The rest of the week in review
QUOTE | “But I think [generative AI] as a tool, for an artist, if anything it helps inspire people to be even more creative. What can machines not produce? What new level of artistry or art form, or type of storytelling, is going to be possible?” – Epic Games CTO Kim Libreri puts a positive spin on AI eliminating jobs in creative fields by saying it will force those artists to try new things.
QUOTE | “If we really put the screws to untold thousands of people, their desperation to put food on the table might result in a handful of them creating something wonderful, which totally justifies whatever other harm this technology causes.” – What I hear when I read that quote from Libreri.
QUOTE | “There’s no forced online component because in my opinion, many businesses actually just use that as a [form] of DRM. ‘Oh, it’s online only, so you need to pay us the fee or whatever it is.’ That’s not who we are.” – Rod Humble explains why his new life simulator Life By You is not an “always online” experience.
QUOTE | “You might have some really interesting ideas about how AI could impact gameplay, but if you have some huge number of DAU and they’re all hitting this AI service as part of the moment-to-moment gameplay, you couldn’t afford it. It’s really expensive to run these models in the cloud. But being able to imagine running those things on a local device, including a phone, I think changes the game on how you might even think about [AI] as a part of the game.” – In an interview about the state of Unity and its strategy going forward, GM of Unity Create Marc Whitten reminds us that there are reasons for game companies to avoid “always-online” models as well.
QUOTE | “In truth, it’s not the number one thing we should worry about. They’re going to publish information somewhere; [games] just happens to be a good place for them to get the information into circulation, and then ultimately journalists find it.” – Microsoft president Brad Smith downplays concerns about Russian intelligence using gaming communities to spread leaks.
Putting aside the specifics here, I really dislike the general position of “People will do [bad thing] somewhere, so why should be worried about preventing them from doing [bad thing] in the communities we control and profit from?”
QUOTE | “For Sony to launch something like this wouldn’t be swinging at the fences – it would be tilting at windmills, embarking on a truly quixotic quest that has more to do with wounded pride over the tough market conditions it faces in its home territory than with any realistic anticipation of recapturing handheld glory.” – Our own Rob Fahey does not love the idea of a streaming-only handheld reportedly in the works at Sony. And as long as we’re talking about tilting at windmills…

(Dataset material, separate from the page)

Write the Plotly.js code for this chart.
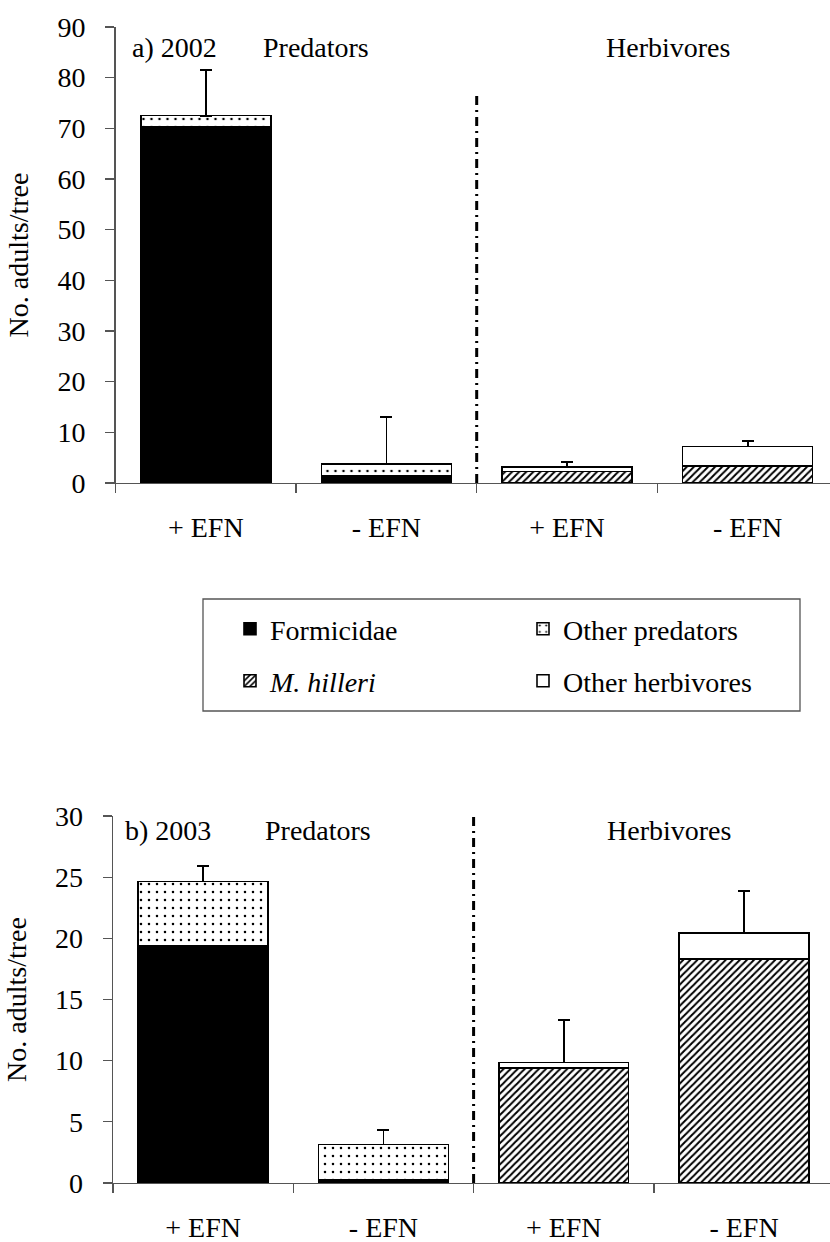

STAT | $17.99 – The monthly subscription price for the Ubisoft+ Multi-Access plan to play Ubisoft’s games on PC, streaming, or Xbox. Ubisoft lists 164 games being included.

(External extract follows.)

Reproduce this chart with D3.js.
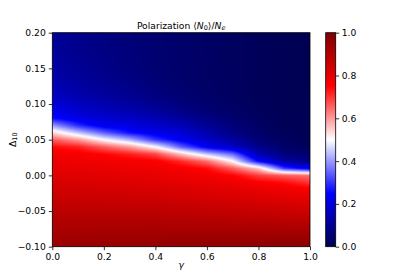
<!DOCTYPE html>
<html><head><meta charset="utf-8">
<script src="https://cdn.jsdelivr.net/npm/d3@7"></script>
<style>body{margin:0;background:#fff}svg{display:block;font-family:"DejaVu Sans",sans-serif}</style>
</head><body><svg id="c" width="415" height="277"></svg>
<script>
// ---- data ----
const gammas = [0, 0.1, 0.2, 0.3, 0.4, 0.5, 0.6, 0.7, 0.8, 0.9, 1.0];
const deltas = [0.20,0.19,0.18,0.17,0.16,0.15,0.14,0.13,0.12,0.11,0.10,0.09,0.08,0.07,0.06,0.05,0.04,0.03,0.02,0.01,0.00,
                -0.01,-0.02,-0.03,-0.04,-0.05,-0.06,-0.07,-0.08,-0.09,-0.10];
// polarization <N0>/Ne : one row per delta (top to bottom), one column per gamma
const polarization = [
 [0.103,0.086,0.072,0.060,0.048,0.040,0.032,0.025,0.018,0.012,0.008],
 [0.105,0.088,0.073,0.060,0.049,0.040,0.032,0.025,0.018,0.012,0.008],
 [0.109,0.090,0.074,0.061,0.049,0.041,0.032,0.025,0.018,0.012,0.008],
 [0.113,0.093,0.077,0.063,0.050,0.041,0.033,0.025,0.018,0.012,0.008],
 [0.118,0.097,0.079,0.064,0.051,0.041,0.033,0.025,0.018,0.012,0.008],
 [0.124,0.102,0.083,0.067,0.052,0.042,0.033,0.026,0.018,0.012,0.008],
 [0.132,0.108,0.088,0.072,0.055,0.043,0.034,0.026,0.018,0.012,0.008],
 [0.141,0.116,0.095,0.078,0.059,0.045,0.035,0.026,0.018,0.012,0.008],
 [0.153,0.126,0.104,0.087,0.065,0.049,0.037,0.027,0.018,0.012,0.009],
 [0.170,0.142,0.117,0.100,0.075,0.056,0.041,0.029,0.019,0.012,0.009],
 [0.200,0.160,0.135,0.115,0.090,0.066,0.047,0.032,0.020,0.013,0.009],
 [0.225,0.185,0.158,0.140,0.115,0.082,0.058,0.038,0.022,0.013,0.009],
 [0.260,0.215,0.188,0.170,0.145,0.110,0.075,0.048,0.026,0.014,0.010],
 [0.400,0.290,0.225,0.210,0.180,0.150,0.100,0.063,0.032,0.016,0.010],
 [0.540,0.440,0.340,0.260,0.220,0.190,0.135,0.080,0.040,0.019,0.011],
 [0.660,0.600,0.500,0.420,0.300,0.230,0.175,0.115,0.055,0.025,0.013],
 [0.740,0.720,0.660,0.600,0.500,0.340,0.230,0.170,0.085,0.038,0.020],
 [0.771,0.765,0.745,0.720,0.680,0.560,0.440,0.350,0.140,0.070,0.040],
 [0.785,0.779,0.773,0.766,0.759,0.710,0.640,0.500,0.250,0.120,0.080],
 [0.799,0.794,0.788,0.782,0.776,0.765,0.740,0.660,0.550,0.300,0.220],
 [0.812,0.808,0.804,0.798,0.793,0.783,0.773,0.750,0.690,0.660,0.640],
 [0.826,0.823,0.819,0.814,0.810,0.801,0.793,0.782,0.760,0.740,0.700],
 [0.840,0.837,0.834,0.830,0.827,0.819,0.812,0.803,0.791,0.780,0.766],
 [0.854,0.852,0.850,0.847,0.844,0.838,0.832,0.824,0.814,0.804,0.793],
 [0.868,0.866,0.865,0.863,0.861,0.856,0.851,0.845,0.837,0.829,0.820],
 [0.881,0.881,0.880,0.879,0.878,0.874,0.871,0.866,0.860,0.854,0.846],
 [0.895,0.895,0.896,0.895,0.895,0.892,0.890,0.887,0.883,0.878,0.873],
 [0.909,0.910,0.911,0.911,0.912,0.910,0.910,0.908,0.905,0.903,0.900],
 [0.923,0.924,0.926,0.927,0.929,0.929,0.929,0.929,0.928,0.928,0.927],
 [0.936,0.939,0.941,0.943,0.945,0.947,0.949,0.950,0.951,0.953,0.953],
 [0.950,0.953,0.956,0.959,0.962,0.965,0.968,0.971,0.974,0.977,0.980]
];
const xTicks = [0, 0.2, 0.4, 0.6, 0.8, 1.0];
const yTicks = [-0.10, -0.05, 0.00, 0.05, 0.10, 0.15, 0.20];
const cbTicks = [0, 0.2, 0.4, 0.6, 0.8, 1.0];
const seismicStops = [0, 0.25, 0.5, 0.75, 1];
const seismicColors = ["rgb(0,0,77)", "rgb(0,0,255)", "rgb(255,255,255)", "rgb(255,0,0)", "rgb(128,0,0)"];

// ---- layout ----
const L = 52.3, T = 32.7, W = 257.7, H = 214;
const CBX = 325.7, CBW = 10;
const FS = 9.2;

const svg = d3.select("#c");
const x = d3.scaleLinear().domain([0, 1]).range([L, L + W]);
const y = d3.scaleLinear().domain([-0.1, 0.2]).range([T + H, T]);
const color = d3.scaleLinear().domain(seismicStops).range(seismicColors).clamp(true);
const gi = d3.scaleLinear().domain(d3.extent(gammas)).range([0, gammas.length - 1]).clamp(true);
const di = d3.scaleLinear().domain([deltas[0], deltas[deltas.length - 1]]).range([0, deltas.length - 1]).clamp(true);

// ---- heatmap (bilinear) ----
const cw = Math.round(W), ch = Math.round(H);
const canvas = document.createElement("canvas");
canvas.width = cw; canvas.height = ch;
const ctx = canvas.getContext("2d");
const img = ctx.createImageData(cw, ch);
for (let py = 0; py < ch; py++) {
  const dv = y.invert(T + (py + 0.5) * H / ch);
  const fr = di(dv), r0 = Math.floor(fr), r1 = Math.min(r0 + 1, deltas.length - 1), tr = fr - r0;
  for (let px = 0; px < cw; px++) {
    const gv = x.invert(L + (px + 0.5) * W / cw);
    const fc = gi(gv), c0 = Math.floor(fc), c1 = Math.min(c0 + 1, gammas.length - 1), tc = fc - c0;
    const v = (1 - tr) * ((1 - tc) * polarization[r0][c0] + tc * polarization[r0][c1]) +
              tr * ((1 - tc) * polarization[r1][c0] + tc * polarization[r1][c1]);
    const c = d3.rgb(color(v));
    const k = (py * cw + px) * 4;
    img.data[k] = c.r; img.data[k + 1] = c.g; img.data[k + 2] = c.b; img.data[k + 3] = 255;
  }
}
ctx.putImageData(img, 0, 0);
svg.append("image").attr("x", L).attr("y", T).attr("width", W).attr("height", H)
  .attr("preserveAspectRatio", "none").attr("href", canvas.toDataURL());

// ---- axes ----
function styleAxis(g) {
  g.select(".domain").remove();
  g.selectAll("text").attr("font-size", FS).attr("font-family", "DejaVu Sans").attr("fill", "#000");
  g.selectAll("line").attr("stroke", "#000").attr("stroke-width", 0.8);
}
svg.append("g").attr("transform", `translate(0,${T + H})`)
  .call(d3.axisBottom(x).tickValues(xTicks).tickFormat(d3.format(".1f")).tickSize(3.5).tickPadding(3))
  .call(styleAxis);
svg.append("g").attr("transform", `translate(${L},0)`)
  .call(d3.axisLeft(y).tickValues(yTicks).tickFormat(d3.format(".2f")).tickSize(3.5).tickPadding(3))
  .call(styleAxis);
svg.append("rect").attr("x", L).attr("y", T).attr("width", W).attr("height", H)
  .attr("fill", "none").attr("stroke", "#000").attr("stroke-width", 0.8);

// ---- colorbar ----
const grad = svg.append("defs").append("linearGradient").attr("id", "seis")
  .attr("x1", 0).attr("y1", 1).attr("x2", 0).attr("y2", 0);
grad.selectAll("stop").data(seismicStops).join("stop")
  .attr("offset", d => d).attr("stop-color", (d, i) => seismicColors[i]);
const cy = d3.scaleLinear().domain([0, 1]).range([T + H, T]);
svg.append("rect").attr("x", CBX).attr("y", T).attr("width", CBW).attr("height", H).attr("fill", "url(#seis)");
svg.append("g").attr("transform", `translate(${CBX + CBW},0)`)
  .call(d3.axisRight(cy).tickValues(cbTicks).tickFormat(d3.format(".1f")).tickSize(3.5).tickPadding(2.5))
  .call(styleAxis);
svg.append("rect").attr("x", CBX).attr("y", T).attr("width", CBW).attr("height", H)
  .attr("fill", "none").attr("stroke", "#000").attr("stroke-width", 0.8);

// ---- labels ----
const title = svg.append("text").attr("x", L + W / 2).attr("y", T - 4).attr("text-anchor", "middle")
  .attr("font-size", 9.2);
title.append("tspan").text("Polarization ⟨");
title.append("tspan").attr("font-style", "italic").text("N");
title.append("tspan").attr("font-size", 6.5).attr("dy", 1.7).text("0");
title.append("tspan").attr("dy", -1.7).text("⟩/");
title.append("tspan").attr("font-style", "italic").text("N");
title.append("tspan").attr("font-size", 6.5).attr("dy", 1.7).attr("font-style", "italic").text("e");

svg.append("text").attr("x", x(0.5)).attr("y", 268).attr("text-anchor", "middle")
  .attr("font-size", FS).attr("font-style", "italic").text("γ");

const yl = svg.append("text").attr("transform", `translate(15.5,${T + H / 2}) rotate(-90)`)
  .attr("text-anchor", "middle").attr("font-size", FS);
yl.append("tspan").text("Δ");
yl.append("tspan").attr("font-size", 6.5).attr("dy", 1.8).text("10");
</script></body></html>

STAT | $16.99 – The monthly subscription price for Microsoft’s Ultimate Game Pass plan to play games on PC, streaming, or Xbox. Microsoft lists 456 console games and 438 PC games being included (with loads of overlap between the two lists, but still).
This is like Mad Catz charging more for the third-party controller you make your kid brother play with than Sony or Microsoft charge for the real thing.

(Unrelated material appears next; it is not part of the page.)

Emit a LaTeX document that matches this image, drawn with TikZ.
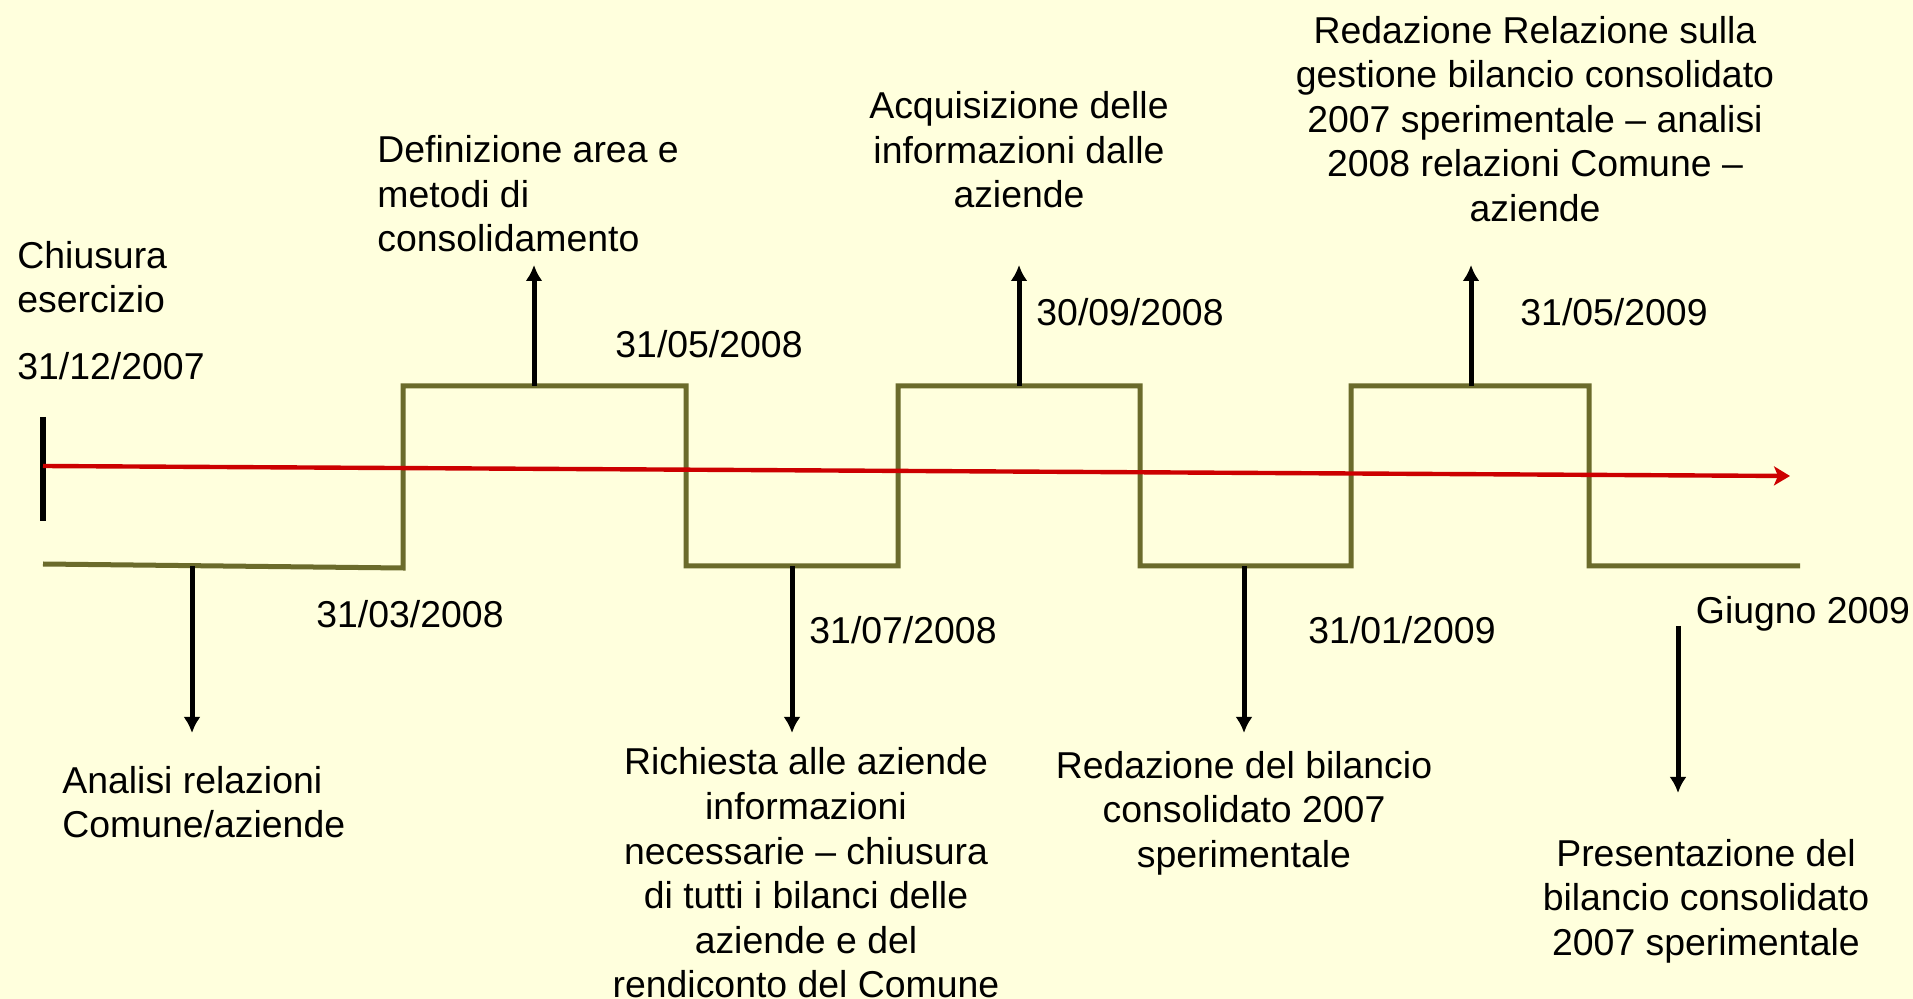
\documentclass[tikz,border=0pt]{standalone}
\usepackage{fontspec}
\setmainfont{Liberation Sans}
\usetikzlibrary{arrows.meta}
\definecolor{bgyellow}{HTML}{FFFFDD}
\definecolor{olive}{HTML}{6B6B2B}
\definecolor{tlred}{HTML}{CC0000}
\tikzset{
  lbl/.style={inner sep=0pt, font=\fontsize{18.7pt}{22.3pt}\selectfont, text=black},
  lblc/.style={lbl, align=center},
  lbll/.style={lbl, align=left},
  wave/.style={draw=olive, line width=2.5pt},
  pointer/.style={draw=black, line width=2.5pt, -{Latex[length=8pt,width=8.5pt]}},
  timeline/.style={draw=tlred, line width=2.2pt, -{Stealth[length=8pt,width=9.5pt,inset=2pt]}}
}
\begin{document}
\begin{tikzpicture}[x=0.5pt,y=-0.5pt]
\fill[bgyellow] (0,0) rectangle (1913,999);
\useasboundingbox (0,0) rectangle (1913,999);

% start bar
\coordinate (barT) at (43,417);
\coordinate (barB) at (43,521);
\draw[black, line width=2.6pt] (barT) -- (barB);

% waveform
\coordinate (w0) at (43,564);
\coordinate (w1) at (403,568);
\coordinate (w2) at (403,386);
\coordinate (w3) at (686,386);
\coordinate (w4) at (686,566);
\coordinate (w5) at (898,566);
\coordinate (w6) at (898,386);
\coordinate (w7) at (1140,386);
\coordinate (w8) at (1140,566);
\coordinate (w9) at (1351,566);
\coordinate (w10) at (1351,386);
\coordinate (w11) at (1589,386);
\coordinate (w12) at (1589,566);
\coordinate (w13) at (1800,566);
\draw[wave] (w0) -- (w1) -- (w2) -- (w3) -- (w4) -- (w5) -- (w6) -- (w7) -- (w8) -- (w9) -- (w10) -- (w11) -- (w12) -- (w13);

% red timeline
\coordinate (tlS) at (43,466);
\coordinate (tlE) at (1790,476);
\draw[timeline] (tlS) -- (tlE);

% up arrows
\coordinate (u1s) at (534,386); \coordinate (u1e) at (534,265);
\coordinate (u2s) at (1019,386); \coordinate (u2e) at (1019,265);
\coordinate (u3s) at (1471,386); \coordinate (u3e) at (1471,265);
\draw[pointer] (u1s) -- (u1e);
\draw[pointer] (u2s) -- (u2e);
\draw[pointer] (u3s) -- (u3e);

% down arrows
\coordinate (d1s) at (192,566); \coordinate (d1e) at (192,733);
\coordinate (d2s) at (792,566); \coordinate (d2e) at (792,733);
\coordinate (d3s) at (1244,566); \coordinate (d3e) at (1244,733);
\coordinate (d4s) at (1678,626); \coordinate (d4e) at (1678,793);
\draw[pointer] (d1s) -- (d1e);
\draw[pointer] (d2s) -- (d2e);
\draw[pointer] (d3s) -- (d3e);
\draw[pointer] (d4s) -- (d4e);

% labels above
\node[lbll, anchor=west] (chiusura) at (17,277) {Chiusura\\esercizio};
\node[lbl, anchor=west] (d20071231) at (17,366) {31/12/2007};
\node[lbll, anchor=west] (definizione) at (377,194) {Definizione area e\\metodi di\\consolidamento};
\node[lbl] (d20080531) at (709,344) {31/05/2008};
\node[lblc] (acquisizione) at (1019,150) {Acquisizione delle\\informazioni dalle\\aziende};
\node[lbl] (d20080930) at (1130,312) {30/09/2008};
\node[lblc] (redazioneRel) at (1535,119) {Redazione Relazione sulla\\gestione bilancio consolidato\\2007 sperimentale -- analisi\\2008 relazioni Comune --\\aziende};
\node[lbl] (d20090531) at (1614,312) {31/05/2009};

% labels below
\node[lbl] (d20080331) at (410,614) {31/03/2008};
\node[lbl] (d20080731) at (903,630) {31/07/2008};
\node[lbl] (d20090131) at (1402,630) {31/01/2009};
\node[lbl] (giugno) at (1803,614) {Giugno 2009};
\node[lbll, anchor=west] (analisi) at (62,802) {Analisi relazioni\\Comune/aziende};
\node[lblc] (richiesta) at (806,873) {Richiesta alle aziende\\informazioni\\necessarie -- chiusura\\di tutti i bilanci delle\\aziende e del\\rendiconto del Comune};
\node[lblc] (redazioneBil) at (1244,813) {Redazione del bilancio\\consolidato 2007\\sperimentale};
\node[lblc] (presentazione) at (1706,901) {Presentazione del\\bilancio consolidato\\2007 sperimentale};
\end{tikzpicture}
\end{document}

STAT | 1 – The number of companies that received an F from the ADL in its 2023 Holocaust Denial Report Card. That would be Epic Games, which has a “trusted partner” relationship with the ADL that allows it to flag offending content for escalated priority by the company’s moderation team, but did not take action on Holocaust-denying user content the ADL flagged.
While none of the ten companies included in the report card did great (Twitch and YouTube led the field with overall grades of C+), Epic was the only company to not take action on reports it knew were coming through a trusted partnership with the ADL.
STAT | $377 million – The worldwide opening weekend box office total for The Super Mario Bros Movie, the largest theatrical debut of the year to date, and the biggest opening ever for a video game-based movie. (The previous record-holder was Warcraft, which brought in $210 million on its release in 2016.)
QUOTE | “For my part, I have also reached an endpoint with Alice and game production in general. I have no other ideas or energy left to apply toward getting a new Alice game made. Nor do I have any interest in pursuing new game ideas within the context of the current environment for game development.” – American McGee apparently announces his retirement from game development.
I feel like games has a lot more of this kind of “Screw this, I’m outta here” retirement than the “going away party with cake and speeches in the break room” kind of retirement. We should probably do something about that.
QUOTE | “Step one is to show our intent – so that from the very beginning we are doing this commercial concept, which means that everything you do in Dreams is yours. You can use it.” – At the View Conference in 2019, Media Molecule co-founder Kareem Ettouney says the company’s goal is to let players bring their Dreams creations to other platforms and beyond the Sony ecosystem.
QUOTE | “No, there is no way to export creations from Dreams. Music and video using the PlayStation share button can be exported however.” – Media Molecule, in an FAQ announcing an end to ongoing support for Dreams this week. Hope none of you creators who made amazing things were expecting to take it outside Sony’s ecosystem!
QUOTE | “We are aware of the situation with the ESO Fan Artist. It was never our intention to include any community fan art without proper credit. We are in contact with the artist and will work with them to make sure that there is a proper resolution.” – The Elder Scrolls Online Twitter account explains that used work by artist Relan Daevath in skins it was selling without permission or credit by accident, which seems like the kind of accident that needs a little more explanation, particularly given Zenimax’s established stance on the misappropriation of someone else’s work.
QUOTE | “The reality is the overall number of video game consumers is fairly meaningless and mainly used for grabbing headlines.” – DFC Intelligence, in our story headlined, “DFC: Global game audience reaches 3.7 billion.”
At the very least, you have to respect the honesty of it.